Kris makes the case for homemade soup. “It uses up old vegetables and leftovers, eliminating waste in your own kitchen. Plus it eliminates the BPA-lined cans that come with store bought soup. And for the price of a single can of soup, you’ll end up with a stock pot full,” she says.
I’m soup-challenged, so I asked her for a recipe. She scoffed at the word “recipe” but pointed me to her easy instructions for chicken stock. Another of her tricks is to keep a container in the freezer and add leftovers to it. Just throw in stuff like pasta with sauce, green beans, sliced onions and other leftovers when dinner is over. Keep in mind not to mix flavors too much. She keeps separate “Italian style” and “Mexican style” containers. Then, whenever you want soup, just put the chicken stock and a container of leftovers from the freezer into a pot, heat over the stove and you’ve got homemade soup.
Bring your own container
You’re not going to be able to grow all your food. Be honest —you might not even want to give up your coffee-shop java. But a baby step would be to bring your own containers. How much money does this save? Well, a little. Starbucks offers a 10-cent discount if you bring your own reusable mug. Ask your independently owned coffee shop if they’ll do the same. Many grocers, includingTarget and Trader Joe’s, give you a discount for using reusable bags.
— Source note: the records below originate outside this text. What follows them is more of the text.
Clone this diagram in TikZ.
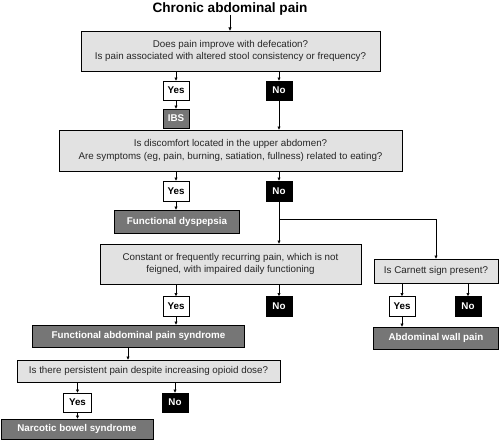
\documentclass[tikz,border=0pt]{standalone}
\usepackage{fontspec}
\setmainfont{Liberation Sans}
\usetikzlibrary{arrows.meta}
\definecolor{qfill}{HTML}{E2E2E2}
\definecolor{dfill}{HTML}{767676}
\begin{document}
\begin{tikzpicture}[x=1pt,y=-1pt,
  every node/.style={inner sep=0pt, outer sep=0pt, font=\fontsize{9.8}{12.5}\selectfont},
  qbox/.style={draw=black, line width=0.9pt, fill=qfill, align=center, text=black!85},
  ybox/.style={draw=black, line width=0.9pt, fill=white, font=\fontsize{9.8}{12}\selectfont\bfseries, minimum width=26pt, minimum height=19pt},
  nbox/.style={draw=black, line width=0.9pt, fill=black, text=white, font=\fontsize{9.8}{12}\selectfont\bfseries, minimum width=26pt, minimum height=19pt},
  dbox/.style={draw=black, line width=0.9pt, fill=dfill, text=white, font=\fontsize{9.8}{12}\selectfont\bfseries},
  arr/.style={-{Latex[length=3.5pt,width=3.5pt]}, line width=0.8pt}
]
\useasboundingbox (0,0) rectangle (500,444);
\node[font=\fontsize{13.6}{15}\selectfont\bfseries] (title) at (230,8.5) {Chronic abdominal pain};
\node[qbox, minimum width=299pt, minimum height=40pt] (b1) at (230.5,51) {Does pain improve with defecation?\\Is pain associated with altered stool consistency or frequency?};
\node[ybox] (y1) at (176,90.5) {Yes};
\node[nbox] (n1) at (279,90.5) {No};
\node[dbox, minimum width=26pt, minimum height=19pt] (ibs) at (176,118.5) {IBS};
\node[qbox, minimum width=343pt, minimum height=41pt] (b2) at (230.5,150.5) {Is discomfort located in the upper abdomen?\\Are symptoms (eg, pain, burning, satiation, fullness) related to eating?};
\node[ybox, minimum height=20pt] (y2) at (176,191) {Yes};
\node[nbox, minimum height=20pt] (n2) at (279,191) {No};
\node[dbox, minimum width=125pt, minimum height=23pt] (fd) at (177,221.5) {Functional dyspepsia};
\node[qbox, minimum width=261pt, minimum height=40pt] (b3) at (230.5,264) {Constant or frequently recurring pain, which is not\\feigned, with impaired daily functioning};
\node[qbox, minimum width=124pt, minimum height=24pt] (cs) at (436,271) {Is Carnett sign present?};
\node[ybox, minimum height=20pt] (y3) at (176,306.5) {Yes};
\node[nbox, minimum height=20pt] (n3) at (279,306.5) {No};
\node[ybox, minimum height=20pt] (y4) at (402,306.5) {Yes};
\node[nbox, minimum height=20pt] (n4) at (468,306.5) {No};
\node[dbox, minimum width=212pt, minimum height=22pt] (faps) at (138.5,336) {Functional abdominal pain syndrome};
\node[dbox, minimum width=125pt, minimum height=22pt] (awp) at (436,338) {Abdominal wall pain};
\node[qbox, minimum width=263pt, minimum height=22pt] (b4) at (148.5,371) {Is there persistent pain despite increasing opioid dose?};
\node[ybox, minimum width=28pt] (y5) at (77.5,402.5) {Yes};
\node[nbox] (n5) at (175,402.5) {No};
\node[dbox, minimum width=152pt, minimum height=20pt] (nbs) at (77,429) {Narcotic bowel syndrome};
\coordinate (br) at (279,219);
% arrows
\draw[arr] (title.south |- 0,15) -- (b1.north -| title.south);
\draw[arr] (b1.south -| y1) -- (y1.north);
\draw[arr] (b1.south -| n1) -- (n1.north);
\draw[arr] (y1) -- (ibs);
\draw[arr] (n1) -- (b2.north -| n1);
\draw[arr] (b2.south -| y2) -- (y2.north);
\draw[arr] (b2.south -| n2) -- (n2.north);
\draw[arr] (y2.south) -- (fd.north -| y2);
\draw[arr] (n2) -- (b3.north -| n2);
\draw[arr] (br) -- (br -| cs) -- (cs.north);
\draw[arr] (b3.south -| y3) -- (y3.north);
\draw[arr] (b3.south -| n3) -- (n3.north);
\draw[arr] (cs.south -| y4) -- (y4.north);
\draw[arr] (cs.south -| n4) -- (n4.north);
\draw[arr] (y3.south) -- (faps.north -| y3);
\draw[arr] (y4.south) -- (awp.north -| y4);
\draw[arr] (faps.south -| 128,0) -- (b4.north -| 128,0);
\draw[arr] (b4.south -| y5) -- (y5.north);
\draw[arr] (b4.south -| n5) -- (n5.north);
\draw[arr] (y5) -- (nbs.north -| y5);
\end{tikzpicture}
\end{document}
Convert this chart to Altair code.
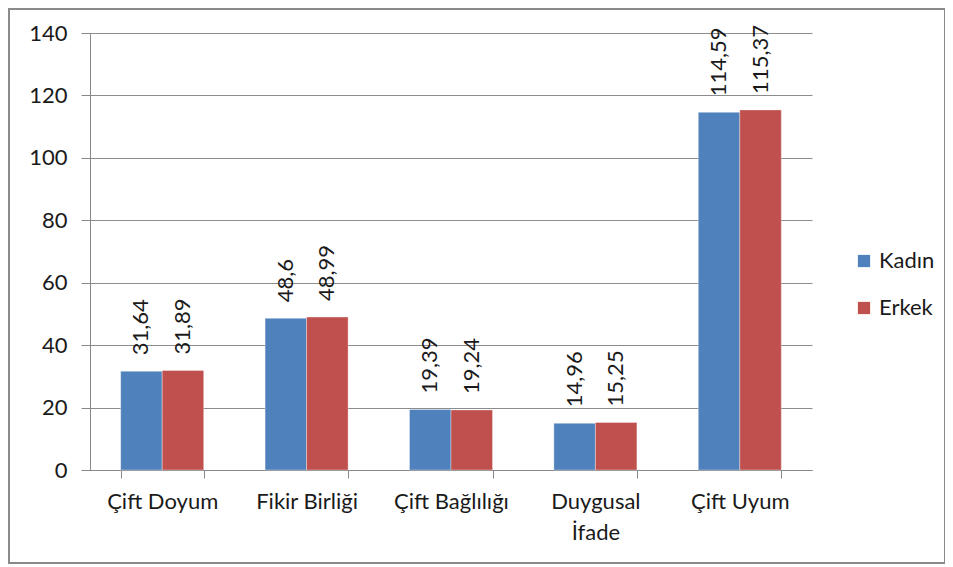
import altair as alt
import pandas as pd

categories = ["Çift Doyum", "Fikir Birliği", "Çift Bağlılığı", "Duygusal|İfade", "Çift Uyum"]
series_names = ["Kadın", "Erkek"]
kadin = [31.64, 48.6, 19.39, 14.96, 114.59]
erkek = [31.89, 48.99, 19.24, 15.25, 115.37]
colors = ["#4F81BD", "#C0504D"]
y_ticks = [0, 20, 40, 60, 80, 100, 120, 140]

rows = []
for c, k, e in zip(categories, kadin, erkek):
    rows.append({"cat": c, "series": "Kadın", "value": k, "label": str(k).replace(".", ",")})
    rows.append({"cat": c, "series": "Erkek", "value": e, "label": str(e).replace(".", ",")})
df = pd.DataFrame(rows)

FONT = "Lato"
FS = 22
TXT = "#1a1a1a"

x = alt.X("cat:N", sort=categories, title=None,
          scale=alt.Scale(paddingInner=0.425, paddingOuter=0.2125),
          axis=alt.Axis(labelAngle=0, tickBand="extent", tickSize=8, labelPadding=13,
                        labelExpr="split(datum.label, '|')", labelLineHeight=31,
                        grid=False, labelFont=FONT, labelFontSize=FS, labelColor=TXT))
y = alt.Y("value:Q", title=None,
          scale=alt.Scale(domain=[0, 140], nice=False),
          axis=alt.Axis(values=y_ticks, tickSize=9, labelPadding=14, grid=True,
                        labelFont=FONT, labelFontSize=FS, labelColor=TXT))
xo = alt.XOffset("series:N", sort=series_names)

base = alt.Chart(df)
bars = base.mark_bar(stroke="#ffffff", strokeOpacity=0.35, strokeWidth=1).encode(
    x=x, y=y, xOffset=xo,
    color=alt.Color("series:N", sort=series_names,
                    scale=alt.Scale(domain=series_names, range=colors),
                    legend=alt.Legend(title=None, orient="none", legendX=763, legendY=217,
                                      symbolType="square", symbolSize=150, symbolStrokeWidth=0,
                                      labelFont=FONT, labelFontSize=FS, labelColor=TXT,
                                      rowPadding=25, labelOffset=4))
)
texts = base.mark_text(angle=270, align="left", baseline="middle", dx=16,
                       font=FONT, fontSize=FS, color=TXT).encode(
    x=x, y=y, xOffset=xo, text="label:N"
)

border = alt.Chart(pd.DataFrame({"a": [0]})).mark_rect(
    fillOpacity=0, stroke="#8a8a8a", strokeWidth=2
).encode(x=alt.value(-81), x2=alt.value(855), y=alt.value(-24), y2=alt.value(530))

chart = alt.layer(bars, texts, border).properties(
    width=722, height=437,
    autosize=alt.AutoSizeParams(type="none"),
    padding={"left": 82, "top": 25, "right": 133, "bottom": 94},
).configure_view(stroke=None).configure_axis(
    domainColor="#888888", tickColor="#888888", gridColor="#8c8c8c", gridWidth=1
)

chart.save("out.html", embed_options={"renderer": "svg", "actions": False})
All that stuff you shove down the garbage disposal will all break down naturally if given the chance, and composting it is less strain on the sewer system. Create a compost pile and your garden will thank you. But Kris also writes about a way to get the benefits of composting in just minutes. Take your leftover apple cores, egg shells, carrot tops, banana peels and other food waste (but not meat) and put it in your blender. Fill up with water and blend until everything is finely chopped. Then dig a few holes next to plants in your garden, pour in the contents and cover with dirt. It’s that simple and you don’t even need to keep a compost pile.
This tip requires a little planning. Combine errands, or ask a neighbor to pick up that one thing (and reciprocate if you’re heading to the store). Carpool or use public transportation when you can. With the price of gas, even eliminating just one trip a week can add up. Plus, less driving means fewer emissions and less fuel that has to be transported to your local gas station. Also, by eliminating trips you’ll be home more and have more time to work in your garden and make soup.